Although the impound account is designed to protect the lender, it can also be beneficial for some borrowers. By paying for big-ticket housing expenses gradually throughout the year, borrowers avoid the sticker shock of paying large bills once or twice a year, and are assured that the money to pay those bills will be there when they need it.

Dear Michael: I am purchasing a new home and my agent states that it is time to remove my loan contingency. I am not comfortable doing so. Why must I remove my loan contingency? I plan on purchasing this home no matter what.

Answer: You hired your agent because you trusted him/her. Or you should have hired your agent because you trusted him/her. If your appraisal came in at full value and all the lender’s conditions have been met for your loan to be approved, then there is no valid reason why you should not remove your loan contingency. The seller needs a guarantee from the buyer that he/she is purchasing their home and means business. The fact that you plan on “purchase this home no matter what” bares little security to a seller that vested his/her lifetime retirement on his/her home. If there is minimal doubt that you may not be approved for a loan for whatever reason, hold off on removing your contingency. Be upfront with the seller and explain the situation.

In this day and age, lenders requirements for loan approval can go beyond reasonable time. The seller has to understand that you are not ready to remove your loan contingency because of factors beyond your control. If the seller cannot wait any longer, he/she will give you a notice to perform a removal of contingency, at which time you can opt to either cancel the agreement or remove your contingency. If you remove all your contingencies including your loan, and decide to cancel the purchase, you could stand to lose your earnest deposit.

Dear Michael: I was wondering if you would know of any tax issues regarding a short sale. A friend of mine stated that I may have to pay taxes on the forgiven amount associated with my potential short sale. Are you familiar with this?

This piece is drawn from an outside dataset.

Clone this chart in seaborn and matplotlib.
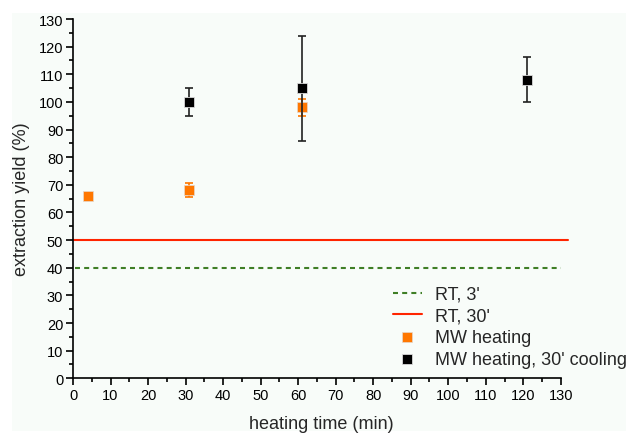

Answer: Congress passed the Mortgage Forgiveness Debt Relief Act of 2007, which offered relief to homeowners who would formerly owed taxes on forgiven mortgage debt after facing foreclosure.

Normally in United States law, when a lender decides to forgive all or a portion of a borrower’s debt and accept less, the forgiven amount is considered as income for the borrower and is liable to be taxed. However, after the signing of the Mortgage Forgiveness Act, amendments have been made to remove such tax liability and allow the borrower and lender to work freely together to find a common solution that is beneficial to both parties. This protection is limited to primary residence – rental properties are ineligible for relief.

Consultation with a tax advisor is necessary to ensure that a borrower qualifies. The amount of forgiven mortgage debt allowed to be excluded from income tax is limited to $2 million per year.